12. LIMITED LIABILITY

The LICENSOR shall not be responsible to the USER, the CLIENT or to any third parties for any direct or indirect, consequential, special or punitive damages or losses the USER or the CLIENT may incur in connection with the PRODUCT regardless of the type of claim or the nature of the cause of action. The USER’S use thereof or any of the data or other materials transmitted through or residing on the product is used entirely at the USERS and CLIENT’S own risk.

13. NOTICES

Any legal notices must be sent by prepaid registered post, to the parties at the respective addresses set forth in the USER AGREEMENT preamble or to such other address as the party to receive the notice has designated by notice to the other party.

14. GOVERNING LAW

This Agreement shall be governed by and construed under the laws of South Africa.

15. BREACH

Should any party (the “defaulting party”) commit a breach of any of the provisions of this agreement, the party who is not in breach (the “aggrieved party”) shall be entitled to give the defaulting party written notice to remedy the breach. If the defaulting party fails to comply with that notice within 10 (TEN) days of the receipt thereof, subject to any other provisions of this agreement to the contrary, the aggrieved party shall be entitled to cancel this agreement or to claim specific performance, in either event without prejudice to the aggrieved party’s rights to claim damages. The foregoing is without prejudice to such other rights as the aggrieved party may have in common law or statute.

16. SEVERABILITY

If any provision of this agreement is held invalid or otherwise unenforceable, the enforceability of the remaining provisions shall not be impaired thereby.

17. FORCE MAJEURE

a) Neither party shall be liable in damages or have the right to terminate this agreement for any delay or default in performance by the other party, if such delay or default is caused by, but not limited to, acts of God, government restrictions, civil unrest, wars, strikes and/or storm.
b) The LICENSOR shall not be liable for any failure or delay in performance under this agreement, to the extent said failures or delays are caused by causes beyond the LICENSOR’s reasonable control provided that, the LICENSOR shall give the USER written notice with full details following the occurrence.

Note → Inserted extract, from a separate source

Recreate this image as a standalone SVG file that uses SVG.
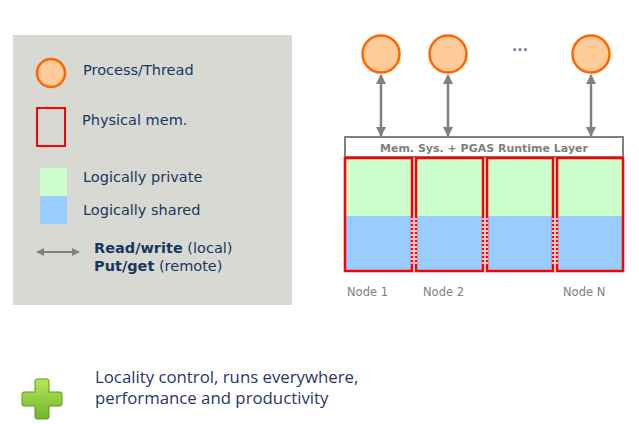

18. VARIATIONS, RELAXATIONS AND INDULGENCES

a) No addition to, variation or consensual cancellation of the USER AGREEMENT shall be of any force or effect unless in writing and signed by or on behalf of the party.
b) No indulgence which any party (the “grantor”) may grant to the other (the “grantee”) shall prejudice or constitute a waiver of the rights of the grantor, who shall not thereby be precluded from exercising any rights against the grantee which may have arisen in the past or might arise in the future.